* Problem to solve *
Leaving out every picture, copy the lines of the data exactly, from the first through the line containing "from matplotlib.patches import Rectangle".

* Collected material *
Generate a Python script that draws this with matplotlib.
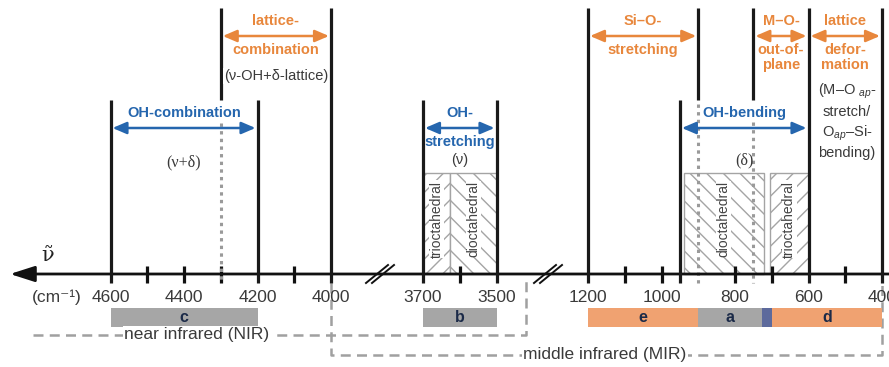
import matplotlib.pyplot as plt
from matplotlib.patches import Rectangle

plt.rcParams['font.family'] = ['Liberation Sans', 'DejaVu Sans']
plt.rcParams['mathtext.fontset'] = 'custom'
plt.rcParams['mathtext.rm'] = 'Liberation Sans'
plt.rcParams['mathtext.it'] = 'Liberation Sans:italic'
plt.rcParams['hatch.linewidth'] = 1.0
plt.rcParams['hatch.color'] = '#a4a4a4'

ORANGE = '#E8873C'
BLUE = '#2566AE'
GRAY_TXT = '#3a3a3a'

# broken wavenumber axis: (first wavenumber of piece, x of that wavenumber)
segments = [(4600, 110.5), (3700, 423.0), (1200, 588.0)]
px_per_wn = 0.3675

def xpos(wn):
    if wn > 3800:
        start, x0 = segments[0]
    elif wn > 2000:
        start, x0 = segments[1]
    else:
        start, x0 = segments[2]
    return x0 + (start - wn) * px_per_wn

# tick values (cm-1)
tick_labels = [4600, 4400, 4200, 4000, 3700, 3500, 1200, 1000, 800, 600, 400]
minor_ticks = [4500, 4400, 4300, 4100, 3600, 1100, 1000, 800, 700, 500]

# band limits
lines_tall = [4000, 1200, 600, 400]          # top row down to axis
lines_mid = [4600, 4200, 3700, 3500, 950]    # second row down to axis
lines_upper = [4300, 900, 750]               # top row, stop at second row
dotted_lines = [4300, 900, 750]

# upper bands (orange)
upper_bands = [
    (4300, 4000, 'lattice-', 'combination'),
    (1200, 900, 'Si\u2013O-', 'stretching'),
    (750, 600, 'M\u2013O-', 'out-of-\nplane'),
    (600, 400, 'lattice', 'defor-\nmation'),
]
# lower bands (blue)
lower_bands = [
    (4600, 4200, 'OH-combination', ''),
    (3700, 3500, 'OH-', 'stretching'),
    (950, 600, 'OH-bending', ''),
]

# vibration assignments: (text, wavenumber, y, family)
assignments = [
    ('(\u03bd-OH+\u03b4-lattice)', 4150, 76, 'sans'),
    ('(\u03bd+\u03b4)', 4400, 162, 'serif'),
    ('(\u03bd)', 3600, 160, 'sans'),
    ('(\u03b4)', 773, 160, 'serif'),
    ('(M\u2013O $_{ap}$-\nstretch/\nO$_{ap}$\u2013Si-\nbending)', 495, 121, 'sans'),
]

# octahedral sheet regions: (from, to, hatch, label)
octa = [
    (3700, 3627, '//', 'trioctahedral'),
    (3627, 3500, '\\\\', 'dioctahedral'),
    (940, 722, '\\\\', 'dioctahedral'),
    (705, 600, '//', 'trioctahedral'),
]

# lettered ranges below the axis
bars = [
    (4600, 4200, '#a6a6a6', 'c'),
    (3700, 3500, '#a6a6a6', 'b'),
    (1200, 900, '#F0A271', 'e'),
    (900, 726, '#a6a6a6', 'a'),
    (726, 700, '#5d6a9c', ''),
    (700, 400, '#F0A271', 'd'),
]

nir_range = (4810, 3420)
mir_range = (4000, 400)

fig = plt.figure(figsize=(8.89, 3.67), dpi=100)
ax = fig.add_axes([0, 0, 1, 1])
ax.set_xlim(0, 889)
ax.set_ylim(367, 0)
ax.axis('off')

y_axis = 274
y_top, y_mid = 8, 100
lw_bar = 2.3

# axis with arrow
ax.annotate('', xy=(10, y_axis), xytext=(889, y_axis),
            arrowprops=dict(arrowstyle='-|>,head_length=1.0,head_width=0.32',
                            lw=2.0, color='#111111', mutation_scale=15,
                            shrinkA=0, shrinkB=0))
serif = ['Liberation Serif', 'DejaVu Serif']
ax.text(48, 256, r'$\tilde{\mathrm{\nu}}$', fontsize=15, ha='center',
        va='center', math_fontfamily='dejavuserif', color='#222222')

# axis breaks
for xb in [380, 548]:
    for dx in [-3, 3]:
        ax.plot([xb + dx - 11, xb + dx + 11], [y_axis + 9, y_axis - 9],
                color='#111111', lw=1.4)

for wn in minor_ticks:
    ax.plot([xpos(wn)] * 2, [y_axis - 8, y_axis + 9], color='#111111', lw=lw_bar,
            solid_capstyle='butt')

for wn in tick_labels:
    ax.text(xpos(wn), 297, str(wn), fontsize=12.5, ha='center', va='center',
            color=GRAY_TXT)
ax.text(57, 297, '(cm\u207b\u00b9)', fontsize=12.5, ha='center', va='center',
        color=GRAY_TXT)

# hatched octahedral regions
for a, b, h, lab in octa:
    x1, x2 = xpos(a), xpos(b)
    ax.add_patch(Rectangle((x1, 173), x2 - x1, y_axis - 173, facecolor='white',
                           edgecolor='#a4a4a4', hatch=h, lw=1.0, zorder=1))
    ax.text((x1 + x2) / 2, 219, lab, rotation=90, fontsize=10, ha='center',
            va='center', color='#444444', zorder=2,
            bbox=dict(fc='white', ec='none', pad=0.3))

# dotted guides
tops = {4300: 123, 900: 104, 750: 122}
for wn in dotted_lines:
    ax.plot([xpos(wn)] * 2, [tops[wn], y_axis + 9], color='#9a9a9a', lw=2.2,
            dashes=(1.1, 1.4), zorder=2)

# band limit lines
for wn in lines_tall:
    ax.plot([xpos(wn)] * 2, [y_top, y_axis + 9], color='#1a1a1a', lw=lw_bar,
            solid_capstyle='butt', zorder=3)
for wn in lines_mid:
    ax.plot([xpos(wn)] * 2, [y_mid, y_axis + 9], color='#1a1a1a', lw=lw_bar,
            solid_capstyle='butt', zorder=3)
for wn in lines_upper:
    ax.plot([xpos(wn)] * 2, [y_top, y_mid], color='#1a1a1a', lw=lw_bar,
            solid_capstyle='butt', zorder=3)

def band(a, b, above, below, y, color):
    x1, x2 = xpos(a) + 2, xpos(b) - 2
    ax.annotate('', xy=(x2, y), xytext=(x1, y),
                arrowprops=dict(arrowstyle='<|-|>,head_length=0.7,head_width=0.3',
                                lw=1.8, color=color, mutation_scale=12,
                                shrinkA=0, shrinkB=0))
    xc = (x1 + x2) / 2
    ax.text(xc, y - 15, above, fontsize=10.5, fontweight='bold', color=color,
            ha='center', va='center')
    if below:
        ax.text(xc, y + 7, below, fontsize=10.5, fontweight='bold', color=color,
                ha='center', va='top', linespacing=1.05)

for a, b, above, below in upper_bands:
    band(a, b, above, below, 36, ORANGE)
for a, b, above, below in lower_bands:
    band(a, b, above, below, 128, BLUE)

for txt, wn, y, fam in assignments:
    family = serif if fam == 'serif' else None
    ax.text(xpos(wn), y, txt, fontsize=11.5 if fam == 'serif' else 10.5,
            ha='center', va='center', color=GRAY_TXT, linespacing=1.35,
            family=family,
            bbox=dict(fc='white', ec='none', pad=0.5) if wn == 4150 else None,
            zorder=4)

# lettered ranges
for a, b, col, lab in bars:
    x1, x2 = xpos(a), xpos(b)
    ax.add_patch(Rectangle((x1, 308), x2 - x1, 19, facecolor=col, edgecolor='none'))
    if lab:
        ax.text((x1 + x2) / 2, 318, lab, fontsize=11.5, fontweight='bold',
                color='#1b2a48', ha='center', va='center')

# NIR / MIR outlines
dash_kw = dict(color='#a0a0a0', lw=1.8, dashes=(4, 2.5), zorder=0)
xn1, xn2 = xpos(nir_range[0]), xpos(nir_range[1])
ax.plot([xn1, xn2, xn2], [335, 335, 281], **dash_kw)
xm1, xm2 = xpos(mir_range[0]), xpos(mir_range[1])
ax.plot([xm1, xm1, xm2, xm2], [283, 355, 355, 283], **dash_kw)
ax.text(xpos(4365), 335, 'near infrared (NIR)', fontsize=12.5, ha='center',
        va='center', color=GRAY_TXT, bbox=dict(fc='white', ec='none', pad=1))
ax.text(xpos(1155), 355, 'middle infrared (MIR)', fontsize=12.5, ha='center',
        va='center', color=GRAY_TXT, bbox=dict(fc='white', ec='none', pad=1))

fig.savefig('out.png', dpi=100)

* Response to this exercise *
Generate a Python script that draws this with matplotlib.
import matplotlib.pyplot as plt
from matplotlib.patches import Rectangle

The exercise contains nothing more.